Even in real estate, that oldest and most careful of all businesses, speed wins. That’s especially true in places like Denver or Portland, where nearly 10% of all listings are under contract 48 hours after their debut. Short of paying more, the simplest way to buy a home others want is to see it first, online and in person.
And this is why, after years of being first to post listings online, Redfin is now launching Book It Now, an on-demand service for seeing homes for sale in person. Alongside every listing on Redfin.com, we post a schedule of showing times, letting you set up a tour with a couple of clicks:
The user interface is simple, but the system underneath it has been years in the making. Our goal is to turn every listing into an open house that you can see on your own schedule, without having to explain to anyone how much money you have or why you want to move.
To pull this off, we’ve had to recruit a thousand of our own agents to reach all the neighborhoods, with incentives just to show you homes and offer friendly advice, not to size up your likelihood to generate a sale.
And then to make it work on your schedule, not your agent’s, we’ve had to organize our agents in teams, working days and evenings, seven days a week, using technology to keep everyone on the same page about what you’re looking for and how we can help.
We’ve parsed text from different listing databases to determine when listings are unavailable to show, identified homes likely to sell fast, and tracked our agents’ schedules, location and customer relationships to find the best one to host your tour.
As we host more tours, our agents have improved our scheduling algorithm, calibrating computer-suggested drive times against the actual mileage driven by our agents to make sure we’re punctual, with tour schedulers commenting on other changes made to the appointment.
What makes it all work is Redfin’s fundamental value proposition: that real estate is better when agents and technology from one company work together to support your home search.
The result in this case is that sometimes we can book a tour without talking to you at all. In most cases, especially if you’re new to our service, we give you a call to see if you have any questions. Over time, we expect to automate more and call less.
And as we grow, we expect to get you into homes faster and faster. The more Redfin agents we hire, the more likely one’s close by. And our software will get better: at anticipating demand, at scheduling agents, at estimating tour duration. Already a third of our tour requests are to see homes on the day of the request, double what it was just four years ago.
With mobile devices now driving two thirds of our traffic, we expect in another two years that a third of our tour requests will be same-hour, not just same-day, coming from folks standing in front of a listing with their iPhones.

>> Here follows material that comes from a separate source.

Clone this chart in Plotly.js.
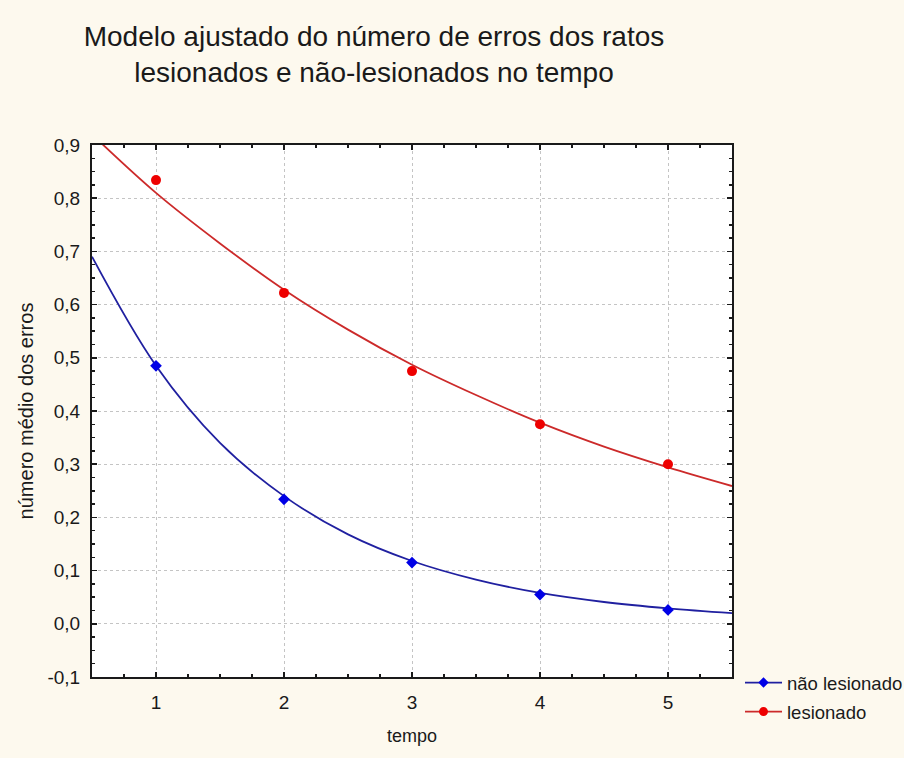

The flash sales we began seeing in real estate two years ago aren’t just the byproduct of a temporary inventory shortfall in a turning market, but a permanent shift caused by instant alerts setting a thousand phones abuzz minutes after each listing’s debut. Soon those alerts will have buttons for touring or even bidding on the home on the spot.
All along, Redfin has believed that we could bring more liquidity to the real estate market, where buying a house wasn’t so costly and cumbersome that you’d first have to sign up in blood to live in it for a decade. And liquid markets are fast markets. Today, when you see something you want, it can take days to see it, and months to get it. Five years from now, it will all happen in a week or less.
An increasingly transient, contingent economy needs this, and Redfin and other brokerages are working hard to deliver it. As we do, it won’t just change how homes are bought and sold, but who buys them, and what it means to do so.